Sir Humphrey Quain. Her husband.
Arnold Gisborne. Secretary to the Earl of Rule.
Caroline, Lady Massey. I regret to say, Rule's discarded mistress.
Crosby Drelincourt. Cousin & heir presumptive to the Earl of Rule. A Macaroni, & a nasty piece of work, taken all round.
Robert, Baron Lethbridge. Best type of villain. Fierce & hot-eyed & sardonic.

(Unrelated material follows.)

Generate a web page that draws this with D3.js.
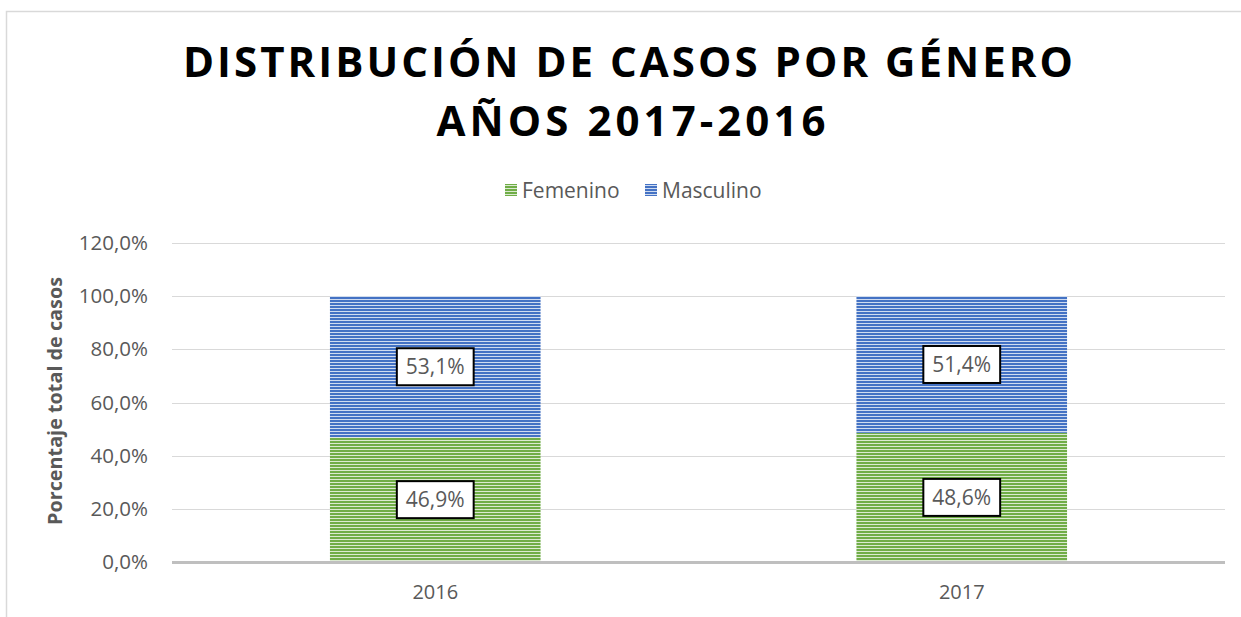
<!DOCTYPE html>
<html>
<head>
<meta charset="utf-8">
<script src="https://cdn.jsdelivr.net/npm/d3@7"></script>
<style>
  body { margin: 0; background: #fff; }
  svg { display: block; font-family: "Open Sans", sans-serif; }
</style>
</head>
<body>
<svg id="chart" width="1241" height="617"></svg>
<script>
// data
var years = ["2016", "2017"];
var series = ["Femenino", "Masculino"];
var femenino = [46.9, 48.6];
var masculino = [53.1, 51.4];
var yTicks = [0, 20, 40, 60, 80, 100, 120];

var colors = { Femenino: "#70AD47", Masculino: "#4472C4" };

var svg = d3.select("#chart");

// chart border (only top and left are visible in the window)
svg.append("rect")
    .attr("x", 6.5).attr("y", 11.5)
    .attr("width", 1400).attr("height", 800)
    .attr("fill", "none")
    .attr("stroke", "#d9d9d9")
    .attr("stroke-width", 1.5);

// striped fills
var defs = svg.append("defs");
series.forEach(function(s) {
    var p = defs.append("pattern")
        .attr("id", "pat-" + s)
        .attr("patternUnits", "userSpaceOnUse")
        .attr("width", 6).attr("height", 3);
    p.append("rect").attr("width", 6).attr("height", 3).attr("fill", colors[s]);
    p.append("rect").attr("y", 2).attr("width", 6).attr("height", 1)
        .attr("fill", "#fff").attr("opacity", 0.75);
});

// title
var title = svg.append("g")
    .attr("font-weight", "bold")
    .attr("fill", "#000")
    .attr("text-anchor", "middle");
title.append("text")
    .attr("x", 628).attr("y", 77)
    .attr("font-size", 42)
    .attr("textLength", 890)
    .attr("lengthAdjust", "spacing")
    .text("DISTRIBUCIÓN DE CASOS POR GÉNERO");
title.append("text")
    .attr("x", 631).attr("y", 136)
    .attr("font-size", 42)
    .attr("textLength", 389)
    .attr("lengthAdjust", "spacing")
    .text("AÑOS 2017-2016");

// scales
var x = d3.scaleBand().domain(years).range([172, 1225]).padding(0);
var y = d3.scaleLinear().domain([0, 120]).range([562, 243]);
var barW = x.bandwidth() * 0.4;

// gridlines
svg.append("g").selectAll("line")
    .data(yTicks.filter(function(d) { return d > 0; }))
    .enter().append("line")
    .attr("x1", 172).attr("x2", 1225)
    .attr("y1", function(d) { return Math.round(y(d)) + 0.5; })
    .attr("y2", function(d) { return Math.round(y(d)) + 0.5; })
    .attr("stroke", "#d9d9d9");

// y axis labels
var yAxis = svg.append("g")
    .attr("transform", "translate(148,0)")
    .call(d3.axisLeft(y).tickValues(yTicks).tickSize(0).tickPadding(0)
        .tickFormat(function(d) { return d.toFixed(1).replace(".", ",") + "%"; }));
yAxis.select(".domain").remove();
yAxis.selectAll("text")
    .attr("font-family", "Open Sans")
    .attr("font-size", 20.5)
    .attr("fill", "#595959");

// y axis title
svg.append("text")
    .attr("transform", "translate(62,401) rotate(-90)")
    .attr("text-anchor", "middle")
    .attr("font-weight", "bold")
    .attr("font-size", 19)
    .attr("textLength", 248)
    .attr("lengthAdjust", "spacingAndGlyphs")
    .attr("fill", "#595959")
    .text("Porcentaje total de casos");

// stacked bars
var table = years.map(function(yr, i) {
    return { year: yr, Femenino: femenino[i], Masculino: masculino[i] };
});
var stacked = d3.stack().keys(series)(table);

var layers = svg.append("g").selectAll("g")
    .data(stacked)
    .enter().append("g")
    .attr("fill", function(d) { return "url(#pat-" + d.key + ")"; });

layers.selectAll("rect")
    .data(function(d) { return d; })
    .enter().append("rect")
    .attr("x", function(d) { return x(d.data.year) + (x.bandwidth() - barW) / 2; })
    .attr("width", barW)
    .attr("y", function(d) { return y(d[1]); })
    .attr("height", function(d) { return y(d[0]) - y(d[1]); });

// zero line
svg.append("line")
    .attr("x1", 172).attr("x2", 1225)
    .attr("y1", y(0) + 0.5).attr("y2", y(0) + 0.5)
    .attr("stroke", "#bfbfbf")
    .attr("stroke-width", 3);

// x axis labels
svg.append("g").selectAll("text")
    .data(years)
    .enter().append("text")
    .attr("x", function(d) { return x(d) + x.bandwidth() / 2; })
    .attr("y", 599)
    .attr("text-anchor", "middle")
    .attr("font-size", 20)
    .attr("fill", "#595959")
    .text(function(d) { return d; });

// data labels
stacked.forEach(function(layer) {
    layer.forEach(function(d) {
        var cx = x(d.data.year) + x.bandwidth() / 2;
        var cy = (y(d[0]) + y(d[1])) / 2;
        var val = d.data[layer.key];
        var g = svg.append("g");
        var box = g.append("rect");
        var t = g.append("text")
            .attr("x", cx).attr("y", cy + 7.5)
            .attr("text-anchor", "middle")
            .attr("font-size", 21)
            .attr("fill", "#595959")
            .text(val.toFixed(1).replace(".", ",") + "%");
        var w = t.node().getComputedTextLength() + 18;
        box.attr("x", cx - w / 2).attr("y", cy - 18.5)
            .attr("width", w).attr("height", 37)
            .attr("fill", "#fff")
            .attr("stroke", "#000")
            .attr("stroke-width", 2);
    });
});

// legend
var legend = svg.append("g").attr("font-size", 21).attr("fill", "#595959");
var legX = [505, 645];
series.forEach(function(s, i) {
    legend.append("rect")
        .attr("x", legX[i]).attr("y", 184)
        .attr("width", 12).attr("height", 12)
        .attr("fill", "url(#pat-" + s + ")");
    legend.append("text")
        .attr("x", legX[i] + 17).attr("y", 198)
        .text(s);
});
</script>
</body>
</html>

According to Heyer's biographer Jennifer Kloester, the creation of such cast lists often served as the starting point in plotting her novels. Once she had established a suitably named character, she found it easy to create their individual voices and move the action forward through their lively dialogue and interaction. With that aid, Heyer then went on to speculate on the kind of stock situations in which they would become involved, even before the story line was well established. So, on the basis of the list above, Heyer speculated in her correspondence with Moore, "All these people are naturally going to fall into a number of awkward situations, & I rather think Pelham has a duel with friend Crosby, while I am quite sure that Rule has one with Lethbridge. Lots of gambling. Horatia is a gambler, & I should imagine will get herself into a fairly sticky mess over it. But don't you fret—it will all End Happily". Certainly Heyer's return to similar stock situations later in her career led to A.S. Byatt's accusation that April Lady (1957) was no more than "a rehash of the earlier Convenient Marriage".